• Input:
#####

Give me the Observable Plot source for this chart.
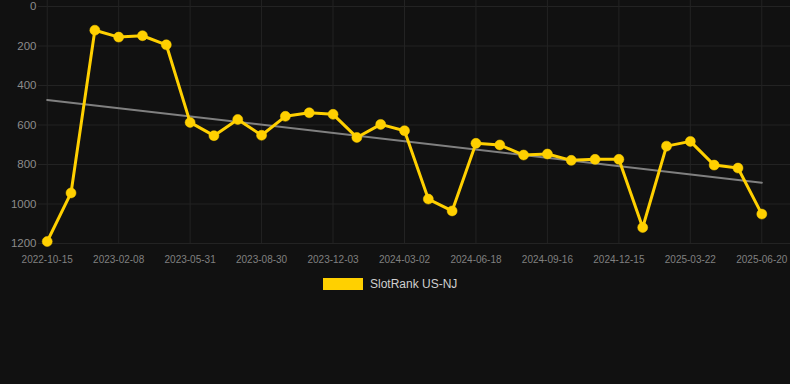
<!DOCTYPE html>
<html>
<head>
<meta charset="utf-8">
<script src="https://cdn.jsdelivr.net/npm/d3@7"></script>
<script src="https://cdn.jsdelivr.net/npm/@observablehq/plot@0.6"></script>
<style>
  html, body { margin: 0; padding: 0; background: #111111; }
  body { width: 790px; height: 384px; overflow: hidden; font-family: "Liberation Sans", Arial, Helvetica, sans-serif; }
  #chart svg { display: block; }
  #legend { display: flex; align-items: center; margin-top: 7px; padding-left: 323px; height: 14px; }
  #legend .sw { width: 40px; height: 12px; background: #FFD000; margin-right: 7px; }
  #legend .lb { font-size: 12px; color: #cfcfcf; }
</style>
</head>
<body>
<div id="chart"></div>
<div id="legend"><span class="sw"></span><span class="lb">SlotRank US-NJ</span></div>
<script>
const seriesName = "SlotRank US-NJ";
const ranks = [1190, 944, 120, 155, 148, 194, 587, 654, 572, 652, 556, 538, 546, 663, 597, 629, 975, 1035, 693, 701, 752, 747, 779, 774, 774, 1119, 707, 683, 803, 818, 1051];
const tickLabels = ["2022-10-15", "2023-02-08", "2023-05-31", "2023-08-30", "2023-12-03", "2024-03-02", "2024-06-18", "2024-09-16", "2024-12-15", "2025-03-22", "2025-06-20"];
const yTicks = [0, 200, 400, 600, 800, 1000, 1200];

const data = ranks.map((r, i) => ({i, rank: r}));
const labelEvery = (ranks.length - 1) / (tickLabels.length - 1);
const xTicks = tickLabels.map((_, k) => k * labelEvery);

const gridColor = "#232323";
const gold = "#FFD000";

const chart = Plot.plot({
  width: 790,
  height: 270,
  marginTop: 0,
  marginLeft: 38,
  marginRight: 0,
  marginBottom: 27,
  insetTop: 6,
  insetLeft: 8.7,
  insetRight: 28.7,
  style: {background: "transparent", color: "#888", fontFamily: "'Liberation Sans', Arial, Helvetica, sans-serif"},
  x: {type: "linear", domain: [0, ranks.length - 1]},
  y: {domain: [0, 1200], reverse: true},
  marks: [
    Plot.ruleY(yTicks, {stroke: gridColor, strokeWidth: 1}),
    Plot.ruleX(xTicks, {stroke: gridColor, strokeWidth: 1}),
    Plot.axisY({ticks: yTicks, tickFormat: d => String(d), tickSize: 0, tickPadding: 2, fontSize: 11.5, fill: "#8c8c8c", label: null}),
    Plot.axisX({ticks: xTicks, tickFormat: v => tickLabels[Math.round(v / labelEvery)], tickSize: 0, tickPadding: 12, fontSize: 10, fill: "#808080", label: null}),
    Plot.linearRegressionY(data, {x: "i", y: "rank", stroke: "#808080", strokeWidth: 2, ci: 0}),
    Plot.line(data, {x: "i", y: "rank", stroke: gold, strokeWidth: 3}),
    Plot.dot(data, {x: "i", y: "rank", r: 5, fill: gold, stroke: gold, strokeWidth: 0.5})
  ]
});
document.getElementById("chart").appendChild(chart);
</script>
</body>
</html>
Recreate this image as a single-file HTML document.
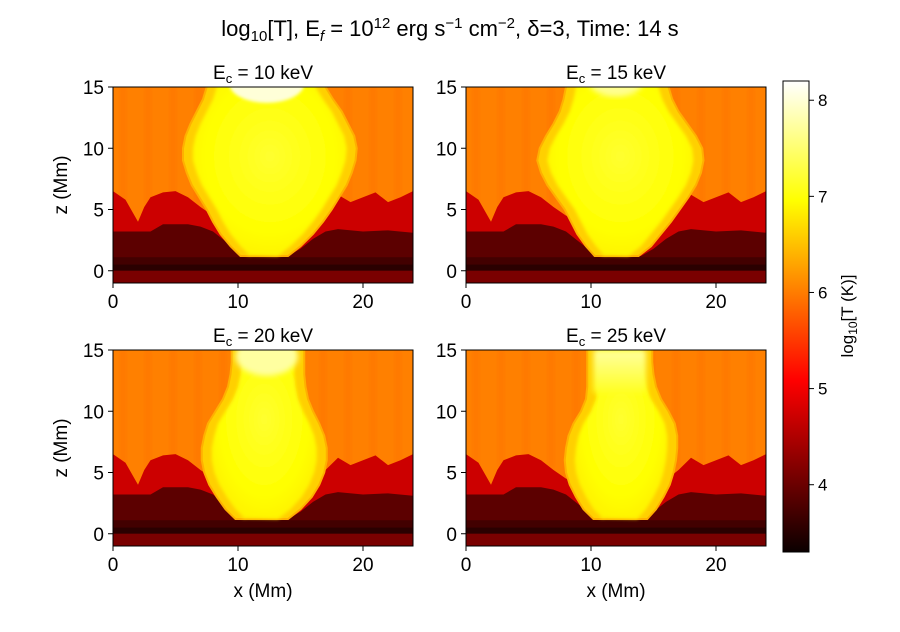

#####

• Short task: Produce an exact copy of each line of data, skipping embedded images.

• Final answer:
Give me the Observable Plot source for this chart.
<!DOCTYPE html>
<html>
<head>
<meta charset="utf-8">
<script src="https://cdn.jsdelivr.net/npm/d3@7"></script>
<script src="https://cdn.jsdelivr.net/npm/@observablehq/plot@0.6"></script>
<style>
  html, body { margin: 0; padding: 0; background: #111111; }
  body { width: 790px; height: 384px; overflow: hidden; font-family: "Liberation Sans", Arial, Helvetica, sans-serif; }
  #chart svg { display: block; }
  #legend { display: flex; align-items: center; margin-top: 7px; padding-left: 323px; height: 14px; }
  #legend .sw { width: 40px; height: 12px; background: #FFD000; margin-right: 7px; }
  #legend .lb { font-size: 12px; color: #cfcfcf; }
</style>
</head>
<body>
<div id="chart"></div>
<div id="legend"><span class="sw"></span><span class="lb">SlotRank US-NJ</span></div>
<script>
const seriesName = "SlotRank US-NJ";
const ranks = [1190, 944, 120, 155, 148, 194, 587, 654, 572, 652, 556, 538, 546, 663, 597, 629, 975, 1035, 693, 701, 752, 747, 779, 774, 774, 1119, 707, 683, 803, 818, 1051];
const tickLabels = ["2022-10-15", "2023-02-08", "2023-05-31", "2023-08-30", "2023-12-03", "2024-03-02", "2024-06-18", "2024-09-16", "2024-12-15", "2025-03-22", "2025-06-20"];
const yTicks = [0, 200, 400, 600, 800, 1000, 1200];

const data = ranks.map((r, i) => ({i, rank: r}));
const labelEvery = (ranks.length - 1) / (tickLabels.length - 1);
const xTicks = tickLabels.map((_, k) => k * labelEvery);

const gridColor = "#232323";
const gold = "#FFD000";

const chart = Plot.plot({
  width: 790,
  height: 270,
  marginTop: 0,
  marginLeft: 38,
  marginRight: 0,
  marginBottom: 27,
  insetTop: 6,
  insetLeft: 8.7,
  insetRight: 28.7,
  style: {background: "transparent", color: "#888", fontFamily: "'Liberation Sans', Arial, Helvetica, sans-serif"},
  x: {type: "linear", domain: [0, ranks.length - 1]},
  y: {domain: [0, 1200], reverse: true},
  marks: [
    Plot.ruleY(yTicks, {stroke: gridColor, strokeWidth: 1}),
    Plot.ruleX(xTicks, {stroke: gridColor, strokeWidth: 1}),
    Plot.axisY({ticks: yTicks, tickFormat: d => String(d), tickSize: 0, tickPadding: 2, fontSize: 11.5, fill: "#8c8c8c", label: null}),
    Plot.axisX({ticks: xTicks, tickFormat: v => tickLabels[Math.round(v / labelEvery)], tickSize: 0, tickPadding: 12, fontSize: 10, fill: "#808080", label: null}),
    Plot.linearRegressionY(data, {x: "i", y: "rank", stroke: "#808080", strokeWidth: 2, ci: 0}),
    Plot.line(data, {x: "i", y: "rank", stroke: gold, strokeWidth: 3}),
    Plot.dot(data, {x: "i", y: "rank", r: 5, fill: gold, stroke: gold, strokeWidth: 0.5})
  ]
});
document.getElementById("chart").appendChild(chart);
</script>
</body>
</html>
Recreate this image as a single-file HTML document.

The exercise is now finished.